Diciamolo chiaramente: poteva andargli anche peggio, viste le esperienze passate; al contrario di Robinson che, con le sue sole forze ed il suo ingegno tipico dell’eroe romantico, deve sopravvivere in un ambiente che nulla offre senza il sudore e la sofferenza umana, Ulisse non ha nulla da fare, non deve costruirsi capanne, né procurarsi il cibo, né difendersi da animali selvatici. Calipso non è un indigeno poco attraente e rozzo come doveva essere di certo Venerdì; è una ninfa che chiede solo di essere amata. È il massimo che si possa chiedere alla vita, e Ulisse di certo non si lascia sfuggire l’occasione di passare un po’ di tempo in vacanza. L’immortalità, però, la rifiuta; probabilmente non accetta il dono divino solo perché in tal modo si sarebbe legato a Calipso per sempre, e ciò non rientra nei suoi piani. Vuole sentirsi libero: ama la ninfa finché gli piace, e poi? Anche le passioni più grandi finiscono: sette anni sono lunghi e poi non è forse vero che esiste la cosiddetta “crisi del settimo anno”? Anzi, sono convinta che tale credenza popolare trovi la sua conferma proprio nella vicenda di cui parliamo.
Calipso, da parte sua, sa che lui non se ne può andare: dove trova una nave? Con il favore di quali dei può partire, visto che in passato proprio dall’ostilità divina era stato privato della gioia di un veloce ritorno a casa? Ormai, però, la donna non ha più davanti l’uomo focoso e passionale di un tempo; deve condividere il letto con un relitto umano, incapace di provare alcun sentimento positivo, pervaso dalla tristezza e dalla malinconia.
Ecco come lo descrive Omero:
E lo trovò [Calipso] seduto sul lido: né mai gli occhi
erano asciutti di lacrime, e la dolce vita si consumava
a lui che piangeva per il ritorno, poiché la ninfa non più gli piaceva;
e la notte invero egli dormiva ma per necessità
nel cavo antro, non volente accanto a lei volente,
e il giorno poi, seduto sulle rocce e sul lido,
in lacrime e gemiti e affanni lacerandosi il cuore
guardava verso il mare inquieto stillando lacrime. (V,vv.151-158)
Beh, questa non è proprio l’immagine di un eroe: un uomo di tal sorta che piange come una “femminuccia”, che scruta l’orizzonte senza vederlo perché l’immagine è offuscata dalle lacrime!
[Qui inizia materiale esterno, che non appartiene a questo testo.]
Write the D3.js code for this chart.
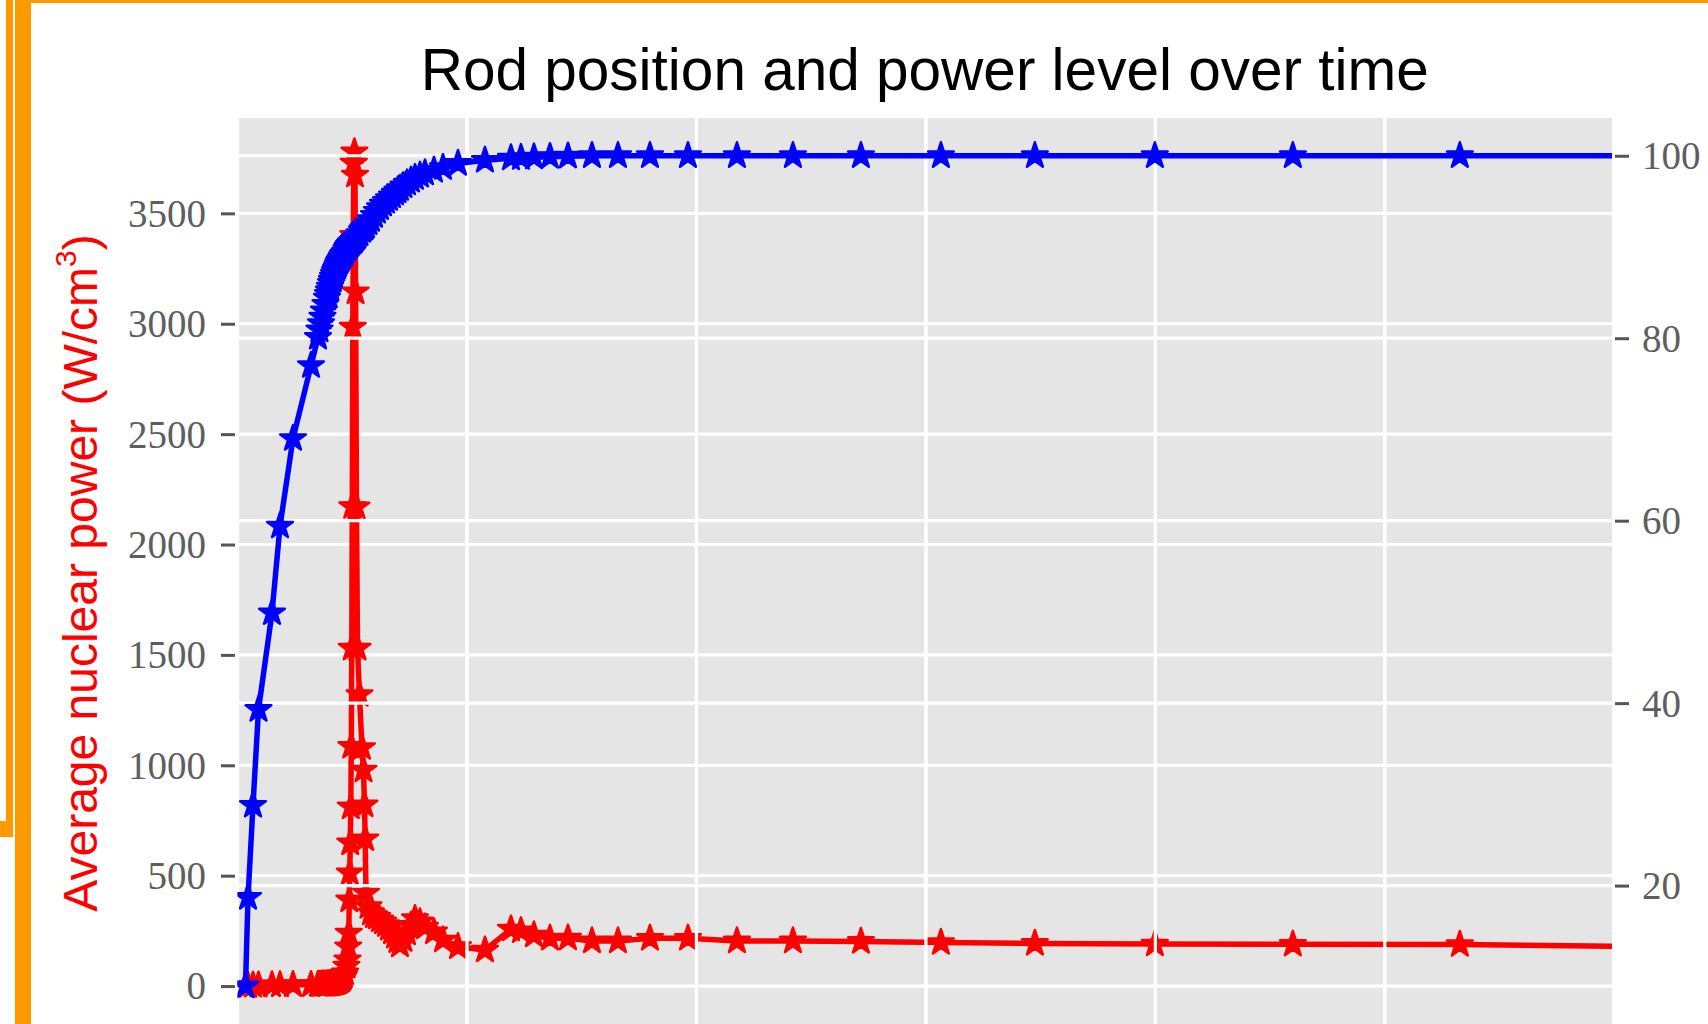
<!DOCTYPE html>
<html>
<head>
<meta charset="utf-8">
<script src="https://cdn.jsdelivr.net/npm/d3@7"></script>
<style>
  html, body { margin: 0; padding: 0; background: #ffffff; overflow: hidden; }
</style>
</head>
<body>
<svg id="chart" width="1708" height="1024"></svg>
<script>
// Simulation output: time (s), control rod position (%), average nuclear power (W/cm^3)
const timeSeconds = [
  0.349, 0.458, 0.675, 0.915, 1.503, 1.852, 2.418, 3.203,
  3.508, 3.573, 3.638, 3.704, 3.769, 3.834, 3.900, 3.943, 3.987, 4.031,
  4.074, 4.118, 4.161, 4.205, 4.248, 4.292, 4.336, 4.379, 4.423, 4.466,
  4.510, 4.553, 4.597, 4.641, 4.684,
  4.749, 4.793, 4.824, 4.850, 4.871, 4.893, 4.915, 4.937, 4.959,
  4.980, 5.002, 5.024, 5.046, 5.068, 5.094, 5.120, 5.146, 5.185, 5.229,
  5.316, 5.425, 5.490, 5.534, 5.564, 5.599,
  5.708, 5.817, 5.948, 6.078, 6.209, 6.340, 6.471, 6.601, 6.732, 6.863,
  6.972, 7.081, 7.233, 7.386, 7.560, 7.734, 7.952, 8.170, 8.562, 8.954,
  9.608, 10.784, 11.917, 12.353, 12.919, 13.617, 14.401, 15.447, 16.580, 17.974,
  19.630, 21.765, 24.205, 27.168, 30.654, 34.749, 39.978, 45.991, 53.268, 61.765
];

const rodPosition = [
  9.0, 18.7, 28.8, 39.3, 49.9, 59.4, 69.0, 77.0,
  80.1, 80.9, 81.6, 82.3, 83.0, 83.7, 84.4, 84.8, 85.2, 85.6,
  86.0, 86.35, 86.7, 87.0, 87.3, 87.55, 87.8, 88.05, 88.3, 88.5,
  88.7, 88.9, 89.1, 89.25, 89.4,
  89.7, 89.9, 90.0, 90.1, 90.2, 90.25, 90.3, 90.4, 90.45,
  90.5, 90.55, 90.6, 90.65, 90.7, 90.8, 90.9, 90.95, 91.05, 91.2,
  91.45, 91.8, 92.0, 92.1, 92.2, 92.3,
  92.65, 93.0, 93.45, 93.9, 94.3, 94.7, 95.0, 95.3, 95.6, 95.9,
  96.15, 96.4, 96.7, 97.0, 97.3, 97.6, 97.85, 98.1, 98.4, 98.7,
  99.15, 99.5, 99.75, 99.8, 99.85, 99.9, 99.95, 100, 100, 100,
  100, 100, 100, 100, 100, 100, 100, 100, 100, 100
];

const avgPower = [
  0, 2, 3, 4, 5, 5, 6, 6,
  7, 7, 7, 8, 8, 8, 8, 9, 9, 10,
  10, 11, 12, 13, 14, 15, 17, 19, 21, 24,
  27, 32, 38, 47, 60,
  90, 118, 177, 240, 390, 512, 648, 811, 1086,
  1530, 2172, 2985, 3400, 3728, 3778, 3673, 3144, 2170, 1530,
  1320, 1080, 978, 820, 667, 421,
  360, 331, 318, 312, 300, 290, 278, 262, 245, 225,
  205, 186, 210, 240, 275, 305, 290, 267, 245, 208,
  178, 163, 258, 250, 231, 216, 217, 204, 204, 216,
  216, 204, 204, 202, 197, 193, 190, 189, 188, 178
];

const powerTicks = [0, 500, 1000, 1500, 2000, 2500, 3000, 3500];
const rodTicks = [20, 40, 60, 80, 100];
const timeTicks = [0, 10, 20, 30, 40, 50];

const chartTitle = "Rod position and power level over time";
const powerLabel = "Average nuclear power (W/cm";

// ---- layout ----
const plot = { left: 237.5, right: 1612, top: 118, bottom: 1028 };
const svg = d3.select("#chart");

const x = d3.scaleLinear().domain([0, 59.9]).range([plot.left, plot.right]);
const yPower = d3.scaleLinear().domain([-190, 3932]).range([plot.bottom, plot.top]);
const yRod = d3.scaleLinear().domain([4.39, 104.14]).range([plot.bottom, plot.top]);

const rows = timeSeconds.map((t, i) => ({ t, rod: rodPosition[i], power: avgPower[i] }));

// ---- orange frame strips on the left and top ----
const orange = "#ff9900";
const frame = svg.append("g");
frame.append("rect").attr("x", 6).attr("y", 0).attr("width", 7).attr("height", 837).attr("fill", orange);
frame.append("rect").attr("x", 0).attr("y", 821).attr("width", 13).attr("height", 16).attr("fill", orange);
frame.append("rect").attr("x", 15).attr("y", 0).attr("width", 16).attr("height", 1024).attr("fill", orange);
frame.append("rect").attr("x", 31).attr("y", 0).attr("width", 1677).attr("height", 3).attr("fill", orange);

// ---- plot background ----
svg.append("defs").append("clipPath").attr("id", "plotClip")
  .append("rect")
  .attr("x", plot.left).attr("y", plot.top)
  .attr("width", plot.right - plot.left).attr("height", plot.bottom - plot.top);

svg.append("rect")
  .attr("x", plot.left).attr("y", plot.top)
  .attr("width", plot.right - plot.left).attr("height", plot.bottom - plot.top)
  .attr("fill", "#e5e5e5");

function drawGrid(yScale, yTicks) {
  const g = svg.append("g").attr("clip-path", "url(#plotClip)")
    .attr("stroke", "#ffffff").attr("stroke-width", 3.2);
  g.selectAll("line.h").data(yTicks).join("line").attr("class", "h")
    .attr("x1", plot.left).attr("x2", plot.right)
    .attr("y1", d => yScale(d)).attr("y2", d => yScale(d));
  g.selectAll("line.v").data(timeTicks).join("line").attr("class", "v")
    .attr("y1", plot.top).attr("y2", plot.bottom)
    .attr("x1", d => x(d)).attr("x2", d => x(d));
}

const starSize = (r) => r * r / 0.8908130915292852;
const star = d3.symbol().type(d3.symbolStar).size(starSize(13.5));

function drawSeries(yScale, key, color) {
  const g = svg.append("g").attr("clip-path", "url(#plotClip)");
  g.append("path")
    .datum(rows)
    .attr("fill", "none")
    .attr("stroke", color)
    .attr("stroke-width", 5.5)
    .attr("stroke-linejoin", "round")
    .attr("d", d3.line().x(d => x(d.t)).y(d => yScale(d[key])));
  g.selectAll("path.marker").data(rows).join("path")
    .attr("class", "marker")
    .attr("d", star)
    .attr("transform", d => `translate(${x(d.t)},${yScale(d[key])})`)
    .attr("fill", color)
    .attr("stroke", color)
    .attr("stroke-width", 2.5)
    .attr("stroke-linejoin", "round");
}

// primary axes: power grid, then the power trace
drawGrid(yPower, powerTicks);
drawSeries(yPower, "power", "#ff0000");
// twin axes: rod grid drawn over, then the rod trace
drawGrid(yRod, rodTicks);
drawSeries(yRod, "rod", "#0000ff");

// ---- axes ----
const tickColor = "#5e5e5e";
const tickFont = "'Liberation Serif', 'DejaVu Serif', serif";

const leftAxis = svg.append("g")
  .attr("transform", `translate(${plot.left - 2.5},0)`)
  .call(d3.axisLeft(yPower).tickValues(powerTicks).tickSize(14).tickPadding(15).tickFormat(d3.format("d")));

const rightAxis = svg.append("g")
  .attr("transform", `translate(${plot.right + 3},0)`)
  .call(d3.axisRight(yRod).tickValues(rodTicks).tickSize(14).tickPadding(13).tickFormat(d3.format("d")));

[leftAxis, rightAxis].forEach(a => {
  a.select(".domain").remove();
  a.selectAll(".tick line").attr("stroke", "#555555").attr("stroke-width", 3);
  a.selectAll(".tick text")
    .attr("fill", tickColor)
    .attr("font-family", tickFont)
    .attr("font-size", 39)
    .attr("dy", "0.33em");
});

// ---- title ----
svg.append("text")
  .attr("x", (plot.left + plot.right) / 2)
  .attr("y", 90)
  .attr("text-anchor", "middle")
  .attr("font-family", "'Liberation Sans', Arial, sans-serif")
  .attr("font-size", 58.5)
  .attr("fill", "#000000")
  .text(chartTitle);

// ---- left axis label ----
const ylab = svg.append("text")
  .attr("transform", `translate(97,${(plot.top + plot.bottom) / 2}) rotate(-90)`)
  .attr("text-anchor", "middle")
  .attr("font-family", "'Liberation Sans', Arial, sans-serif")
  .attr("font-size", 48)
  .attr("fill", "#ff0000");
ylab.append("tspan").text(powerLabel);
ylab.append("tspan").attr("font-size", 30).attr("dy", "-0.7em").text("3");
ylab.append("tspan").attr("dy", "0.44em").text(")");
</script>
</body>
</html>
L’ideatore del cavallo di Troia, colui che aveva ingannato perfino il gigante Polifemo, che aveva superato ogni sorta d’insidia, ora non è altro che un disperato, anzi, come dice Omero, è il più infelice fra quanti/ eroi combatterono per la città di Priamo/ nove anni, e al decimo distrutta la città partirono/ verso casa … (V, vv.105-108).
In quell’isola ormai si sente in trappola e non spera nemmeno che gli dei, Poseidone in testa, provino pietà per lui. Nemmeno in Calipso la sua disperazione suscita pietà. Colei che nel suo nome cela la vera natura: è la “nasconditrice”, come la chiama Pascoli, rifacendosi all’etimologia greca, colei che sottrae gelosamente alla vista il suo uomo, ma non può nasconderlo agli occhi degli dei che dall’alto dell’Olimpo tutto vedono. Del resto, se l’isola è disabitata, chi può mai vederlo? Non c’è pericolo di una fuga, non si pone nemmeno l’eventualità che qualcuno lo possa portare via da lì. L’ignaro Ulisse nemmeno immagina che gli dei, approfittando della momentanea assenza del suo acerrimo nemico, il dio Poseidone, riuniti in concilio decidono che è giunta l’ora X: Odisseo deve ritornare in patria, ha già sofferto troppo. E Poseidone? Per Zeus non esiste alcun problema:
Smetterà Poseidone
la collera sua, non potrà contro tutti
gli dei immortali voler lottare da solo! (I, vv.77-79)
Liquidato con soluzioni poco divine e molto umane l’ignaro dio del mare, ad Ermes, corriere espresso dell’Olimpo, viene affidato l’ingrato compito di rendere nota a Calipso l’irrevocabile decisione divina.